Both my iPhone and my Apple Vision Pro both have lidar scanners, fwiw.

Frankly I’m surprised that I can’t easily make crude 3D models of spaces with a simple app presently. It seems well within the capabilities of the hardware and software.

Those LiDAR sensors on phones and VR headsets are low resolution and mainly used to improve the photos and depth information from the camera. Different objective than mapping a space, which is mainly being disrupted by improvements from the self driving car and ADAS industries
Magic Room for the AVP does a good enough job. Seems the low resolution issue can be augmented/improved by repeated/closer scans.
I feel like the lighting part will become "easy" once we're able to greatly simplify the geometry and correlate it across multiple "passes" through the same space at different times.

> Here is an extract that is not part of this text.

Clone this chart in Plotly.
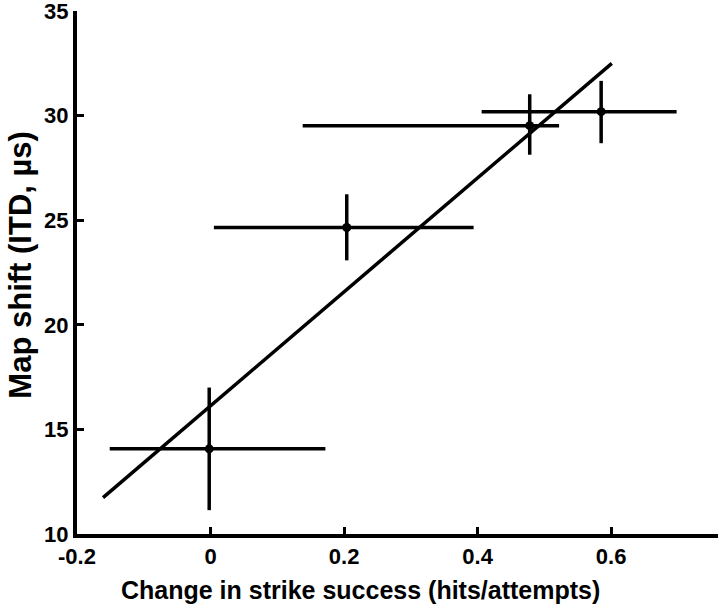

In other words, if you've got a consistent 3D geometric map of the house with textures, then you can do a pass in the morning with only daylight, midday only daylight, late afternoon only daylight, and then one at night with artificial light.

If you're dealing with textures that map onto identical geometries (and assume no objects move during the day), it seems like it ought to be relatively straightforward to train AI's to produce a flat unlit texture version, especially since you can train them on easily generated raytraced renderings. There might even be straight-up statistical methods to do it.

So I think it not the lighting itself that is the biggest problem -- it's having the clean consistent geometries in the first place.

There’s some exciting research on recovering light sources https://dorverbin.github.io/eclipse/
Neat! Yeah, we'll need a lot more stuff like this.